A 1.5 per cent increase would cost the average homeowner an additional $43 a year, according to the source, or fewer than 12 cents per day.
That levy on home and business owners, under Tory’s plan, would give the city the ability to support $6.6 billion in recoverable debt, which the city could start borrowing now to put towards immediate transit and housing needs, the source said.
“What we are hearing from our professional city staff is that despite our continuing efforts to run an efficient and responsible government, we need to do more to make sure we are actually building up our city,” Tory is expected to say, according to a copy of his prepared remarks.
The speech outlines that an anticipated review of the city’s services by outside firm Ernst and Young, also to be released Wednesday, has found “millions” of dollars in efficiencies, but that even if those savings are realized it won’t help the city tackle its most pressing problems.
“We are saving millions a year but we still need billions to build for the future and to invest in maintaining what we have built so far,” Tory’s written speech says. “And I will not as Mayor carry on the old practice of just postponing these investments, sometimes indefinitely.”

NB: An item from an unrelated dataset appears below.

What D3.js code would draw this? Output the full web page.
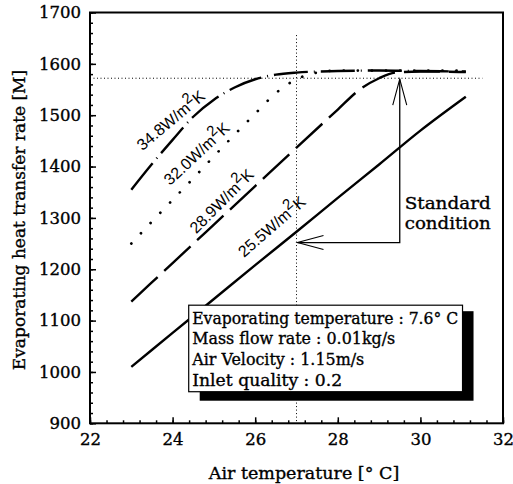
<!DOCTYPE html>
<html>
<head>
<meta charset="utf-8">
<script src="https://cdn.jsdelivr.net/npm/d3@7"></script>
<style>
  html, body { margin: 0; padding: 0; background: #fff; }
  svg { display: block; }
  text { fill: #000; }
  .heavy { stroke: #000; stroke-width: 0.35px; }
</style>
</head>
<body>
<svg id="chart" width="513" height="484"></svg>
<script>
// Evaporating heat transfer rate vs. air temperature, one curve per air-side coefficient
const xTickValues = [22, 24, 26, 28, 30, 32];
const yTickValues = [900, 1000, 1100, 1200, 1300, 1400, 1500, 1600, 1700];

const temp255 = [23, 24, 25, 26, 27, 28, 29, 30, 31.1];
const rate255 = [1010, 1076, 1142, 1208, 1273, 1339, 1404, 1470, 1536];

const temp289 = [23, 24, 25, 26, 27, 28, 28.5, 29, 29.4, 30, 31.1];
const rate289 = [1137, 1212, 1287, 1362, 1437, 1511, 1548, 1572, 1583, 1585, 1584];

const temp320 = [23, 23.5, 24, 24.5, 25, 25.5, 26, 26.5, 27, 27.5, 28, 29, 30, 31.1];
const rate320 = [1250, 1293, 1335, 1377, 1420, 1462, 1503, 1543, 1570, 1583, 1587, 1587, 1587, 1587];

const temp348 = [23, 23.5, 24, 24.5, 25, 25.5, 26, 26.5, 27, 28, 29, 30, 31.1];
const rate348 = [1355, 1405, 1452, 1497, 1530, 1554, 1570, 1579, 1583, 1586, 1587, 1586, 1585];

const curveNames = ["25.5", "28.9", "32.0", "34.8"];
const labelTemp = [25.73, 24.57, 23.94, 23.27];
const labelRate = [1222, 1268, 1362, 1430];
const labelAngle = [-41, -45, -43, -40];

// standard operating point and reference lines
const standardTemp = 27;
const standardRate = 1572;
const designTemp = 29.5;
const arrowRate = 1252;

const conditionLines = [
  "Evaporating temperature : 7.6\u00b0 C",
  "Mass flow rate : 0.01kg/s",
  "Air Velocity : 1.15m/s",
  "Inlet quality : 0.2"
];

const svg = d3.select("#chart");
const plotLeft = 90, plotRight = 503, plotTop = 12.5, plotBottom = 423.3;

const x = d3.scaleLinear().domain([22, 32]).range([plotLeft, plotRight]);
const y = d3.scaleLinear().domain([900, 1700]).range([plotBottom, plotTop]);

const serif = "'DejaVu Serif', serif";
const sans = "'Liberation Sans', Arial, sans-serif";

// reference lines at the standard condition
svg.append("line")
  .attr("x1", x(22)).attr("x2", x(31.5))
  .attr("y1", y(standardRate)).attr("y2", y(standardRate))
  .attr("stroke", "#000").attr("stroke-width", 1).attr("stroke-dasharray", "1,2.5");
svg.append("line")
  .attr("x1", x(standardTemp)).attr("x2", x(standardTemp))
  .attr("y1", y(1656)).attr("y2", y(900))
  .attr("stroke", "#000").attr("stroke-width", 1).attr("stroke-dasharray", "1,2.5");

// curves
const series = [
  { t: temp255, r: rate255, dash: null, cap: "butt" },
  { t: temp289, r: rate289, dash: "36,9", cap: "butt" },
  { t: temp320, r: rate320, dash: "0.1,14", cap: "round" },
  { t: temp348, r: rate348, dash: "34,6,1,6", cap: "butt" }
];
const line = d3.line().x(d => x(d[0])).y(d => y(d[1])).curve(d3.curveMonotoneX);
series.forEach(s => {
  svg.append("path")
    .datum(s.t.map((t, i) => [t, s.r[i]]))
    .attr("d", line)
    .attr("fill", "none")
    .attr("stroke", "#000")
    .attr("stroke-width", s.cap === "round" ? 2.7 : 2.4)
    .attr("stroke-linecap", s.cap)
    .attr("stroke-dasharray", s.dash);
});

// curve labels
curveNames.forEach((name, i) => {
  const px = x(labelTemp[i]), py = y(labelRate[i]);
  const t = svg.append("text")
    .attr("transform", `translate(${px},${py}) rotate(${labelAngle[i]})`)
    .attr("font-family", sans).attr("font-size", 16);
  t.append("tspan").text(name + "W/m");
  t.append("tspan").attr("dy", -7).attr("font-size", 15).text("2");
  t.append("tspan").attr("dy", 7).text("K");
});

// standard condition arrows
function arrowHead(tipX, tipY, dirX, dirY) {
  const len = 26, half = 7;
  const bx = tipX - dirX * len, by = tipY - dirY * len;
  const nx = -dirY, ny = dirX;
  svg.append("path")
    .attr("d", `M${bx + nx * half},${by + ny * half}L${tipX},${tipY}L${bx - nx * half},${by - ny * half}`)
    .attr("fill", "none").attr("stroke", "#000").attr("stroke-width", 1.1);
}
svg.append("path")
  .attr("d", `M${x(designTemp)},${y(standardRate) + 1}V${y(arrowRate)}H${x(standardTemp) + 1}`)
  .attr("fill", "none").attr("stroke", "#000").attr("stroke-width", 1.3);
arrowHead(x(designTemp), y(standardRate) + 1, 0, -1);
arrowHead(x(standardTemp) + 1, y(arrowRate), -1, 0);

const std = svg.append("text").attr("class", "heavy")
  .attr("font-family", serif).attr("font-size", 16.5);
std.append("tspan").attr("x", x(29.62)).attr("y", y(1317))
  .attr("textLength", 86).attr("lengthAdjust", "spacingAndGlyphs").text("Standard");
std.append("tspan").attr("x", x(29.62)).attr("y", y(1278))
  .attr("textLength", 86).attr("lengthAdjust", "spacingAndGlyphs").text("condition");

// operating conditions box with drop shadow
const bx0 = x(24.39), bx1 = x(31.02), by0 = y(1130), by1 = y(961.5);
svg.append("rect")
  .attr("x", bx0 + 11).attr("y", by0 + 6)
  .attr("width", bx1 - bx0).attr("height", by1 - by0 + 3)
  .attr("fill", "#000");
svg.append("rect")
  .attr("x", bx0).attr("y", by0)
  .attr("width", bx1 - bx0).attr("height", by1 - by0)
  .attr("fill", "#fff").attr("stroke", "#000").attr("stroke-width", 1.2);
const lineWidths = [266, 203, 172, 150];
conditionLines.forEach((s, i) => {
  svg.append("text").attr("class", "heavy")
    .attr("x", bx0 + 3.5).attr("y", by0 + 18.5 + i * 20.8)
    .attr("font-family", serif).attr("font-size", 16.5)
    .attr("textLength", lineWidths[i]).attr("lengthAdjust", "spacingAndGlyphs")
    .text(s);
});

// axes: ticks drawn inward, minor and major
const xMinor = d3.range(22, 32.001, 0.4);
const yMinor = d3.range(900, 1700.001, 20);

svg.append("g").attr("transform", `translate(0,${plotBottom})`)
  .call(d3.axisBottom(x).tickValues(xMinor).tickSize(-3).tickFormat(""))
  .call(g => g.select(".domain").remove());
svg.append("g").attr("transform", `translate(${plotLeft},0)`)
  .call(d3.axisLeft(y).tickValues(yMinor).tickSize(-3).tickFormat(""))
  .call(g => g.select(".domain").remove());

const xAxis = svg.append("g").attr("transform", `translate(0,${plotBottom})`)
  .call(d3.axisBottom(x).tickValues(xTickValues).tickSize(-6).tickPadding(10).tickFormat(d3.format("d")))
  .call(g => g.select(".domain").remove());
xAxis.selectAll("text").attr("class", "heavy").attr("font-family", serif).attr("font-size", 16.5).attr("fill", "#000");

const yAxis = svg.append("g").attr("transform", `translate(${plotLeft},0)`)
  .call(d3.axisLeft(y).tickValues(yTickValues).tickSize(-6).tickPadding(9).tickFormat(d3.format("d")))
  .call(g => g.select(".domain").remove());
yAxis.selectAll("text").attr("class", "heavy").attr("font-family", serif).attr("font-size", 16.5).attr("fill", "#000");
svg.selectAll(".tick line").attr("stroke", "#000").attr("stroke-width", 1.5);

// frame
svg.append("rect")
  .attr("x", plotLeft).attr("y", plotTop)
  .attr("width", plotRight - plotLeft).attr("height", plotBottom - plotTop)
  .attr("fill", "none").attr("stroke", "#000").attr("stroke-width", 2);

// axis titles
svg.append("text").attr("class", "heavy")
  .attr("x", 304).attr("y", 479)
  .attr("text-anchor", "middle")
  .attr("font-family", serif).attr("font-size", 17.5)
  .text("Air temperature [\u00b0 C]");
svg.append("text").attr("class", "heavy")
  .attr("transform", `translate(25,220) rotate(-90)`)
  .attr("text-anchor", "middle")
  .attr("font-family", serif).attr("font-size", 17)
  .text("Evaporating heat transfer rate [M]");
</script>
</body>
</html>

The move comes amid a decade of austerity measures that have included tax freezes that were effectively cuts when inflation is considered and saw the city spend less and less per person as residents felt the squeeze of services in a booming Toronto — a situation perpetuated by former mayor Rob Ford’s government and then Tory’s even as successive city managers rung alarm bells about the city being on the edge of a financial cliff.
Though Tory has consistently promised to keep property taxes at or below the rate of inflation, including as part of repeated criticism of mayoral challenger Jennifer Keesmaat during the 2018 campaign, with the city building fund considered, that promise has not been met. Homeowners, under this plan, would continue to see above-inflation increases.
Tory’s latest move also comes after he and a majority of councillors rejected a request by Coun. Mike Layton (Ward 11 University-Rosedale) this October to get a report during the 2020 budget process on how a one per cent increase to the city building fund would help accelerate TTC capital plans.
The new funds Tory proposes raising now, which requires council’s approval, could help make a dent but not cover the $24 billion in unfunded TTC state-of-good repair projects which are needed just to maintain current levels of service.
In his speech, Tory will say the funds would help invest in new subway cars, streetcars, signal systems and station upgrades as well as meeting his own campaign target of building 40,000 new affordable housing units over the next decade.
City staff, in a report released Tuesday, are recommending council ask the federal and provincial governments for financial help with the housing goal, saying their investment is needed to fund half the affordable units.
Tory plans to say the city cannot simply wait for other governments to step in and notes decisions like the former provincial government’s rejection of the city’s request for permission to toll the Gardiner Expressway and Don Valley Parkway and Premier Doug Ford’s government move to cancel increases to cities’ shares of gas tax revenues that helped fund transit repair needs were “wrong.”
“We are at a key point in the history of our city where we must invest in our infrastructure to move the city forward,” the speech says.
The speech will also say the savings identified in the Ernst and Young review — including in the city’s procurement processes — will be implemented as part of the 2020 budget process. That is also subject to council approval, but likely to pass with Tory’s advocacy.